L'assistance du mineur (enfant de moins de 18 ans ) par un avocat pendant la phase d'enquête
-Jusqu’en 2017, un mineur pouvait être auditionné dans le cadre de la garde à vue sans l’assistance d’un avocat. Fort heureusement, la loi du 18 novembre 2016 dite de modernisation de la justice du XXIe siècle est venue modifier cette situation en rendant obligatoire l’assistance de l’avocat pour les mineurs placés en garde à vue, obligation figurant désormais à l’article 4 de l’ordonnance du 2 février 1945 relative à l’enfance délinquante.
Cette assistance constitue une véritable protection pour le mineur qui se trouve indiscutablement en position de faiblesse durant la phase d’enquête ; protection d’autant plus nécessaire en présence de mineurs isolés étrangers dont la situation est bien souvent précaire et qui représentent dans la région lyonnaise une part importante des mineurs gardés à vue.
Il reste toutefois encore beaucoup à faire en la matière. C’est ainsi qu’au jour de la rédaction du présent article, l’assistance par un avocat des mineurs auditionnés librement n’est toujours pas obligatoire.
En effet, les règles applicables aux mineurs sont celles prévues pour les majeurs à l’article 61-1 du Code de procédure pénale qui dispose que :
« La personne à l'égard de laquelle il existe des raisons plausibles de soupçonner qu'elle a commis ou tenté de commettre une infraction ne peut être entendue librement sur ces faits qu'après avoir été informée :
(…)
5° Si l'infraction pour laquelle elle est entendue est un crime ou un délit puni d'une peine d'emprisonnement, du droit d'être assistée au cours de son audition ou de sa confrontation, selon les modalités prévues aux articles 63-4-3 et 63-4-4, par un avocat choisi par elle ou, à sa demande, désigné d'office par le bâtonnier de l'ordre des avocats ; elle est informée que les frais seront à sa charge sauf si elle remplit les conditions d'accès à l'aide juridictionnelle, qui lui sont rappelées par tout moyen ; elle peut accepter expressément de poursuivre l'audition hors la présence de son avocat ».
Cette situation ne pouvant perdurer plus longtemps, le Conseil constitutionnel a été saisi le 4 décembre 2018 par la Chambre criminelle de la Cour de cassation d’une question prioritaire de constitutionnalité.
Par décision du 8 février 2019, les Sages de la rue Montpensier ont déclaré contraire à la Constitution ledit article au motif que :
« Selon les dispositions contestées, la personne à l'égard de laquelle il existe des raisons plausibles de soupçonner qu'elle a commis ou tenté de commettre une infraction peut, au cours de l'enquête pénale, être entendue librement sur les faits.

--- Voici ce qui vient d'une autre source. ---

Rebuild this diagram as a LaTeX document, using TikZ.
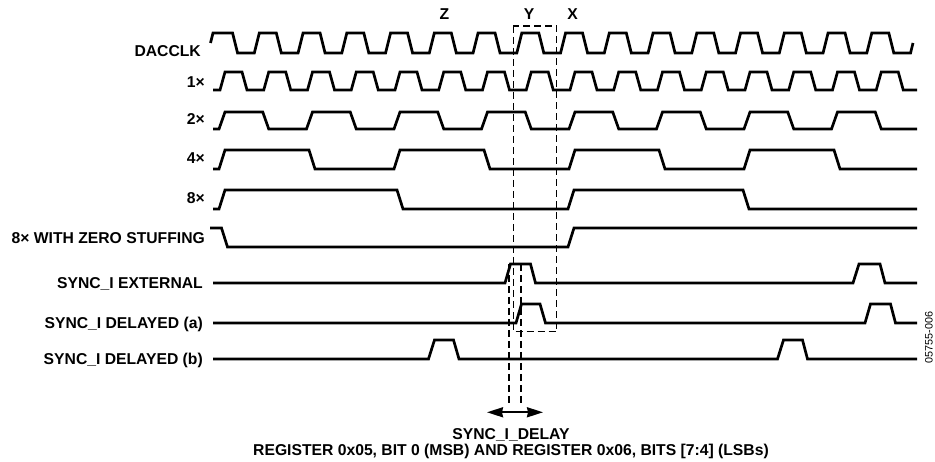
\documentclass[tikz,border=0pt]{standalone}
\usepackage{fontspec}
\setmainfont{Liberation Sans}
\usetikzlibrary{arrows.meta}
\begin{document}
\begin{tikzpicture}[x=1pt,y=-1pt,
  wave/.style={line width=2.7pt, line join=miter},
  guide/.style={line width=1.4pt, dash pattern=on 7pt off 4pt},
  lab/.style={font=\fontsize{15.7}{16}\bfseries\selectfont, anchor=base east, inner sep=0pt},
  toplab/.style={font=\fontsize{15.7}{16}\bfseries\selectfont, anchor=base, inner sep=0pt},
  note/.style={font=\fontsize{10.8}{12}\selectfont, rotate=90, inner sep=0pt},
  dim/.style={line width=2pt, {Stealth[length=16pt,width=10pt,inset=1pt]}-{Stealth[length=16pt,width=10pt,inset=1pt]}}]
\useasboundingbox (0,0) rectangle (935,462);

% labels
\node[lab] (lclk) at (201,56.5) {DACCLK};
\node[lab] (l1) at (205,87.5) {1×};
\node[lab] (l2) at (205,125) {2×};
\node[lab] (l4) at (205,163.5) {4×};
\node[lab] (l8) at (205,203.5) {8×};
\node[lab] (lzs) at (205,243.5) {8× WITH ZERO STUFFING};
\node[lab] (lse) at (203,289) {SYNC\_I EXTERNAL};
\node[lab] (lda) at (203,329) {SYNC\_I DELAYED (a)};
\node[lab] (ldb) at (203,365) {SYNC\_I DELAYED (b)};

\node[toplab] (tz) at (444.3,20) {Z};
\node[toplab] (ty) at (529,20) {Y};
\node[toplab] (tx) at (572.5,20) {X};

% DACCLK
\draw[wave] (210.5,43) -- (213,33)
  foreach \k in {0,...,14} { -- ({254.3+43.75*\k-21.75},33) -- ({254.3+43.75*\k-16.75},53) -- ({254.3+43.75*\k},53) -- ({254.3+43.75*\k+5},33) }
  -- (888.8,33) -- (893.8,53) -- (910.55,53) -- (913,43);

% 1x
\draw[wave] (213,90)
  foreach \k in {0,...,15} { -- ({220+43.75*\k},90) -- ({225+43.75*\k},72) -- ({242+43.75*\k},72) -- ({247+43.75*\k},90) }
  -- (917,90);

% 2x
\draw[wave] (213,129)
  foreach \k in {0,...,7} { -- ({219+87.5*\k},129) -- ({225+87.5*\k},112) -- ({262.75+87.5*\k},112) -- ({268.75+87.5*\k},129) }
  -- (917,129);

% 4x
\draw[wave] (213,169)
  foreach \k in {0,...,3} { -- ({219+175*\k},169) -- ({225+175*\k},150) -- ({309+175*\k},150) -- ({315+175*\k},169) }
  -- (917,169);

% 8x
\draw[wave] (213,209) -- (219,209) -- (225,190) -- (397,190) -- (403,209) -- (568,209) -- (574,190) -- (743,190) -- (749,209) -- (917,209);

% 8x with zero stuffing
\draw[wave] (210,228) -- (221.5,228) -- (227.5,247) -- (568,247) -- (574,228) -- (917,228);

% SYNC_I EXTERNAL
\draw[wave] (213,283) -- (505,283) -- (510.5,264) -- (530.5,264) -- (535.5,283) -- (853,283) -- (859,264) -- (880,264) -- (885,283) -- (917,283);

% SYNC_I DELAYED (a)
\draw[wave] (213,323) -- (516,323) -- (521.5,304) -- (540,304) -- (545.5,323) -- (865,323) -- (870.5,304) -- (890.5,304) -- (895.5,323) -- (917,323);

% SYNC_I DELAYED (b)
\draw[wave] (213,359) -- (428.5,359) -- (434.5,340) -- (453.5,340) -- (459,359) -- (777.5,359) -- (783.5,340) -- (802.5,340) -- (807.5,359) -- (917,359);

% dashed box and guides
\coordinate (boxtl) at (513.3,26);
\coordinate (boxbr) at (556.7,331.7);
\draw[guide] (boxtl) rectangle (boxbr);
\coordinate (g1t) at (509,264);
\coordinate (g1b) at (509,406);
\coordinate (g2t) at (521,264);
\coordinate (g2b) at (521,406);
\draw[guide] (g1t) -- (g1b);
\draw[guide] (g2t) -- (g2b);

% delay arrow
\coordinate (dl) at (487,412.3);
\coordinate (dr) at (543,412.3);
\draw[dim] (dl) -- (dr);

\node[toplab] (c1) at (511,439) {SYNC\_I\_DELAY};
\node[toplab] (c2) at (511,455) {REGISTER 0x05, BIT 0 (MSB) AND REGISTER 0x06, BITS [7:4] (LSBs)};

\node[note] (fig) at (929,337.5) {05755-006};
\end{tikzpicture}
\end{document}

L'audition ne peut avoir lieu que si la personne y consent et si elle n'a pas été conduite, sous contrainte, devant l'officier de police judiciaire. En outre, la personne ne peut être entendue qu'après avoir été informée de la qualification, de la date et du lieu présumés de l'infraction, du droit de quitter à tout moment les locaux où elle est entendue, du droit d'être assistée par un interprète, du droit de faire des déclarations, de répondre aux questions ou de se taire, de la possibilité de bénéficier de conseils juridiques dans une structure d'accès au droit et, si l'infraction pour laquelle elle est entendue est un crime ou un délit puni d'une peine d'emprisonnement, du droit d'être assistée au cours de son audition par un avocat. Elle peut accepter expressément de poursuivre l'audition hors la présence de son avocat.
Toutefois, l'audition libre se déroule selon ces mêmes modalités lorsque la personne entendue est mineure et ce, quel que soit son âge. Or, les garanties précitées ne suffisent pas à assurer que le mineur consente de façon éclairée à l'audition libre ni à éviter qu'il opère des choix contraires à ses intérêts. Dès lors, en ne prévoyant pas de procédures appropriées de nature à garantir l'effectivité de l'exercice de ses droits par le mineur dans le cadre d'une enquête pénale, le législateur a contrevenu au principe fondamental reconnu par les lois de la République en matière de justice des mineurs ».
La déclaration d’inconstitutionnalité ne prendra cependant effets que le 1er janvier 2020 afin de laisser le temps au législateur de modifier l’article.
Si cette décision constitue une nouvelle avancée pour les droits de la défense, le combat doit continuer notamment s’agissant de la confrontation entre la personne gardée à vue et la « victime » durant laquelle l’assistance par un avocat de la « victime » mineure n’est pour l’heure pas obligatoire. Celle-ci peut ainsi se retrouver seule face à un gardé à vue assisté. Situation d’autant plus critiquable que lorsque celui-ci est mineur, l’avocat est obligatoire.